If that crazed yet vulnerable performance wasn’t enough for you, here’re a few more of his films available at the store:

  • Heaven’s Gate (A gorgeous, stunning film)
  • Dune (’84) (David Lynch, totally nuts)
  • Ragtime (not seen it)
  • Blue Velvet (awesome)
  • Mississippi Burning (saw it years ago, have no memory of Dourif - or the film - at all)
  • Trauma (Dario Argento, if that’s yer thing)
  • LOTR: The Two Towers & Return of the King (he’s very good in these, even though the films do nothing for me at all)
  • Alien: Resurrection (hahaha)

I also heard tell he’s in several epiodes of a TV show called Deadwood (though I ain’t never seen it myself, you filthy @!#$%&*-ers, so I can’t be sure).

And, my favorite of his performances (or is it a performance at all?): Werner Herzog’s Wild Blue Yonder, in which he plays an alien trapped on Earth, shuffling around a junk yard of overturned mobile homes and car parts, bemoaning his predicament and reciting a litany of complaints, finally concluding: “Aliens are stupid!”

Pardon me, would you have any Grey Poupon?

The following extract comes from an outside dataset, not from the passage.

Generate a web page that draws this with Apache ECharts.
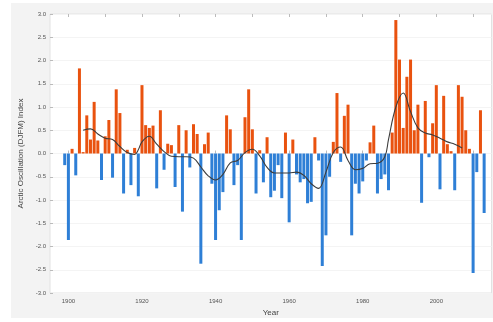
<!DOCTYPE html>
<html><head><meta charset="utf-8">
<script src="https://cdn.jsdelivr.net/npm/echarts@6/dist/echarts.min.js"></script>
<style>html,body{margin:0;padding:0;background:#fff}#c{width:493px;height:322px}</style>
</head><body><div id="c"></div>
<script>
const startYear = 1899;
const aoValues = [
 -0.25,-1.86,0.10,-0.47,1.83,0.03,0.82,0.30,1.11,0.28,
 -0.57,0.37,0.72,-0.52,1.38,0.87,-0.86,0.08,-0.68,0.12,
 -0.92,1.47,0.61,0.55,0.60,-0.75,0.93,-0.35,0.21,0.18,
 -0.72,0.61,-1.25,0.50,-0.30,0.63,0.42,-2.37,0.20,0.45,
 -0.65,-1.86,-1.22,-0.83,0.82,0.52,-0.68,-0.25,-1.86,0.78,
 1.38,0.52,-0.86,0.07,-0.62,0.35,-0.94,-0.80,-0.25,-0.96,
 0.45,-1.48,0.30,-0.45,-0.62,-0.55,-1.07,-1.04,0.35,-0.15,
 -2.42,-1.76,-0.50,0.25,1.30,-0.18,0.81,1.05,-1.76,-0.65,
 -0.86,-0.60,-0.15,0.24,0.60,-0.86,-0.55,-0.45,-0.79,0.45,
 2.87,2.02,0.55,1.65,2.02,0.50,1.05,-1.06,1.13,-0.08,
 0.65,1.47,-0.77,1.24,0.20,0.05,-0.79,1.47,1.22,0.50,
 0.10,-2.57,-0.40,0.93,-1.28
];
const smoothYears = [1904,1906,1908,1910,1912,1914,1916,1918,1919,1920,1922,1924,1926,1928,1930,1932,1934,1936,1938,1940,1942,1944,1946,1948,1950,1952,1954,1956,1958,1960,1962,1964,1966,1968,1970,1972,1974,1976,1978,1980,1982,1984,1986,1987,1989,1991,1993,1995,1997,1999,2001,2003,2005,2007];
const smoothValues = [0.50,0.53,0.42,0.33,0.30,0.15,0.02,-0.02,0.08,0.25,0.37,0.20,0.04,-0.06,-0.07,-0.07,-0.10,-0.29,-0.48,-0.57,-0.45,-0.20,-0.15,0.02,0.09,-0.05,-0.30,-0.42,-0.42,-0.42,-0.40,-0.47,-0.65,-0.75,-0.40,0.02,0.14,-0.15,-0.35,-0.32,-0.22,-0.21,-0.07,0.30,1.00,1.30,0.90,0.55,0.44,0.40,0.33,0.25,0.20,0.12];
const xTickYears = [1900,1910,1920,1930,1940,1950,1960,1970,1980,1990,2000,2010];
const xLabelYears = [1900,1920,1940,1960,1980,2000];

const barData = aoValues.map((v,i)=>[startYear+i, v]);
const lineData = smoothYears.map((y,i)=>[y, smoothValues[i]]);
const FONT = 'Liberation Sans';
const chart = echarts.init(document.getElementById('c'), null, {renderer:'canvas'});
chart.setOption({
  animation:false,
  backgroundColor:'#ffffff',
  graphic:[{type:'rect', z:-10, shape:{x:11,y:3,width:482,height:315}, style:{fill:'#f3f3f3'}}],
  grid:{left:50,right:1.5,top:14,bottom:29,show:true,backgroundColor:'#ffffff',borderColor:'#e2e2e2',borderWidth:1},
  xAxis:[{
    type:'value',min:1895,max:2015,position:'bottom',
    name:'Year',nameLocation:'middle',nameGap:12,
    nameTextStyle:{fontFamily:FONT,fontSize:8,color:'#444'},
    axisLine:{show:false},
    splitLine:{show:false},
    axisTick:{show:true,inside:true,length:3,customValues:xTickYears,lineStyle:{color:'#bbb'}},
    axisLabel:{customValues:xLabelYears,fontFamily:FONT,fontSize:6,color:'#555',margin:5,formatter:v=>String(v)}
  },{
    type:'value',min:1895,max:2015,position:'top',
    axisLine:{show:false},splitLine:{show:false},
    axisTick:{show:true,inside:true,length:3,customValues:xTickYears,lineStyle:{color:'#bbb'}},
    axisLabel:{show:false}
  }],
  yAxis:{
    type:'value',min:-3,max:3,interval:0.5,
    name:'Arctic Oscillation (DJFM) Index',nameLocation:'middle',nameGap:16,
    nameTextStyle:{fontFamily:FONT,fontSize:8,color:'#444'},
    axisLine:{show:false},
    axisTick:{show:true,inside:true,length:3,lineStyle:{color:'#bbb'}},
    splitLine:{show:true,lineStyle:{color:'#f4f4f4',width:1}},
    axisLabel:{fontFamily:FONT,fontSize:6,color:'#555',margin:4,formatter:v=>v.toFixed(1)}
  },
  series:[{
    type:'bar',xAxisIndex:0,data:barData,barWidth:3,
    itemStyle:{color:p=>p.value[1]>=0?'#e9520f':'#2e7fd6'}
  },{
    type:'line',xAxisIndex:0,data:lineData,smooth:0.4,symbol:'none',
    lineStyle:{color:'#3c3c3c',width:1.1},z:5
  }]
});
</script></body></html>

Sunday, February 11th, 2007

No, pardon us — apparently we were too distraught over other news to notice that Ian Richardson died on friday at the age of 72, leaving behind scores of somewhat anonymous but fine performances in international film and British television, including the following (all available here at FIT):

Bleak House

Joyeux Noel

Marple: The Body in the Library

Murder Rooms

From Hell

Gormenghast

Dark City

M. Butterfly

Rosencrantz & Guildenstern Are Dead

Cry Freedom

Brazil

Tinker, Tailor, Soldier, Spy

Man of La Mancha

Marat/Sade

    He also starred in B*A*P*S (unfortunately we do not carry this important title) and was perhaps most well known to us dullard Americans as “that guy” from the the Grey Poupon mustard advertisments on teevee.